The Paschal Hours are the form in which the Little Hours are chanted on Pascha (Easter) and throughout Bright Week in the Eastern Orthodox and Byzantine Catholic churches.

Specifically, the Paschal Hours replace:
- Compline
- The Midnight Office
- The First Hour
- The Third and Sixth Hours
- The Ninth Hour

The Paschal Hours may also be chanted in place of the usual Thanksgiving after Communion. In addition, it is a pious tradition to substitute the Paschal Hours for Morning Prayers and Evening Prayers during all of Bright week.

In this way, the faithful take a little rest from the long prayer services, but do not neglect to give joyous thanks to God, so as not to fall into despondency and gluttony, as they partake of festive foods.

==Outline==
The Paschal Hours differ from the normal Daily Office in several significant aspects: the entire service is chanted (sung) rather than being read; the services are much shorter than usual; and there are no Psalms at all.

The hymnography and prayers center on Christ's victory over sin and death and Christians' hope for salvation.

- Opening blessing
- Troparion of Pascha (thrice)
- Having beheld the Resurrection of Christ, let us worship the holy Lord Jesus, the only sinless One. We venerate your Cross, O Christ, and we praise and glorify your holy Resurrection; for you are our God and we know no other than you and we call upon your Name. Come all you faithful, let us venerate Christ's holy Resurrection, for behold through the Cross joy has come into all the world. Let us ever bless the Lord, praising his Resurrection, for enduring the Cross for us, he has destroyed death by death. (thrice)
- Hypakoe of Pascha: Before the dawn the Mary and the women came and found the stone roled away from the tomb. They heard the angel's voice, "Why do you seek among the dead as a man, the One who is everlasting Light? Behold, the clothes in the grave. Go and proclaim to the world: The Lord is risen, he has slain death as he is the Son of God, saving the human race.
- Kontakion of Pascha: You descended into the tomb, O Immortal, you destroyed the power of death. You arose in triumph, O Christ God, proclaiming, "Rejoice" to the myrrh-bearing women, granting peace to your apostles and giving resurrection to the fallen.
- Troparia:
  - In the tomb with the body and in Hades with the soul, in Paradise with the thief and on the throne with the Father and the Spirit, were You, O boundless Christ filling all things.
  - Glory to the Father and to the Son and to the Holy Spirit
  - Bearing life and more fruitful than Paradise, brighter than any royal chamber, Your tomb, O Christ, is the fountain of our resurrection.
  - Both now and ever and unto the ages of ages.
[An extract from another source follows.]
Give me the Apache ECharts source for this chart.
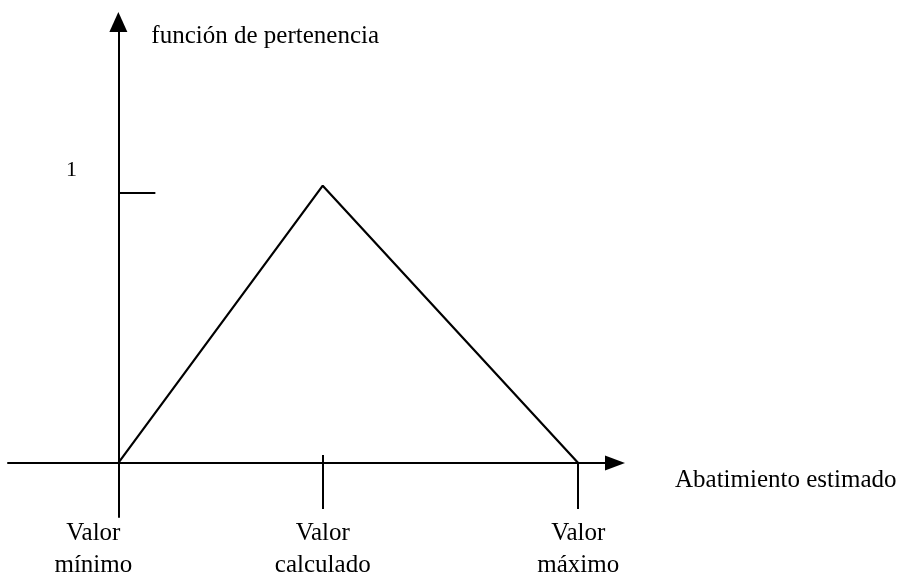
<!DOCTYPE html>
<html>
<head>
  <meta charset="UTF-8">
  <script src="https://cdn.jsdelivr.net/npm/echarts@6/dist/echarts.min.js"></script>
  <style>
    html, body { margin: 0; padding: 0; background: #fff; }
  </style>
</head>
<body>
  <div id="mychart" style="width:909px;height:575px;"></div>

  <script type="text/javascript">
    // valores del triángulo (función de pertenencia)
    var puntosX = [0, 1, 2.25];
    var pertenencia = [0, 1.025, 0];
    var etiquetasX = ['Valor\nmínimo', 'Valor\ncalculado', 'Valor\nmáximo'];
    var marcasY = [1];
    var etiquetasY = ['1'];

    var serif = '"Liberation Serif", "Times New Roman", serif';

    var myChart = echarts.init(document.getElementById('mychart'));

    myChart.setOption({
      animation: false,
      grid: { left: 8, right: 294, top: 22, bottom: 58, outerBoundsMode: 'none', containLabel: false },
      xAxis: [
        {
          type: 'value',
          min: -0.54,
          max: 2.43,
          name: 'Abatimiento estimado',
          nameLocation: 'end',
          nameGap: 60,
          nameTextStyle: {
            color: '#000', fontFamily: serif, fontSize: 25,
            align: 'left', verticalAlign: 'top', lineHeight: 36
          },
          axisLine: {
            onZero: true,
            symbol: ['none', 'triangle'],
            symbolSize: [15, 20],
            lineStyle: { color: '#000', width: 2 }
          },
          axisTick: {
            show: true,
            customValues: puntosX,
            length: 46,
            lineStyle: { color: '#000', width: 2 }
          },
          axisLabel: {
            customValues: puntosX,
            margin: 0,
            formatter: function (v) {
              var i = puntosX.indexOf(v);
              if (i === 0) return '{izq|' + etiquetasX[i].replace('\n', '}\n{izq|') + '}';
              return etiquetasX[i];
            },
            color: '#000', fontFamily: serif, fontSize: 25, lineHeight: 32,
            rich: {
              izq: { fontFamily: serif, fontSize: 25, lineHeight: 32, color: '#000', padding: [0, 50, 0, 0] }
            }
          },
          splitLine: { show: false }
        },
        {
          type: 'value',
          min: -0.54,
          max: 2.43,
          position: 'bottom',
          offset: -54,
          axisLine: { show: false, onZero: false },
          axisTick: {
            show: true,
            inside: true,
            customValues: [puntosX[1]],
            length: 8,
            lineStyle: { color: '#000', width: 2 }
          },
          axisLabel: { show: false },
          splitLine: { show: false }
        }
      ],
      yAxis: {
        type: 'value',
        min: -0.2,
        max: 1.63,
        name: 'función de pertenencia',
        nameLocation: 'end',
        nameGap: -14,
        nameTextStyle: {
          color: '#000', fontFamily: serif, fontSize: 25,
          align: 'left', verticalAlign: 'middle', padding: [0, 0, 0, 33]
        },
        axisLine: {
          onZero: true,
          symbol: ['none', 'triangle'],
          symbolSize: [18, 20],
          lineStyle: { color: '#000', width: 2 }
        },
        axisTick: {
          show: true,
          inside: true,
          customValues: marcasY,
          length: 37,
          lineStyle: { color: '#000', width: 2 }
        },
        axisLabel: {
          customValues: marcasY,
          margin: -69,
          verticalAlign: 'bottom',
          lineHeight: 44,
          formatter: function (v) { return etiquetasY[marcasY.indexOf(v)]; },
          color: '#000', fontFamily: serif, fontSize: 22
        },
        splitLine: { show: false }
      },
      series: [{
        type: 'line',
        data: puntosX.map(function (x, i) { return [x, pertenencia[i]]; }),
        symbol: 'none',
        lineStyle: { color: '#000', width: 2.2 },
        silent: true
      }]
    });
  </script>
</body>
</html>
Amen.
  - Rejoice, O holy and divine abode of the Most High, for through you, O Theotokos, joy is given to those who cry: Blessed are you among women, O all-undefiled Lady.
- Lord, have mercy (40 times)
- Blessing by priest
- Troparion of Pascha (thrice)
- Lord, have mercy (thrice)
- Dismissal

Each of the Paschal Hours is the same (except that in some traditions, a Prayer of St. Basil is added before the dismissal of Paschal Compline).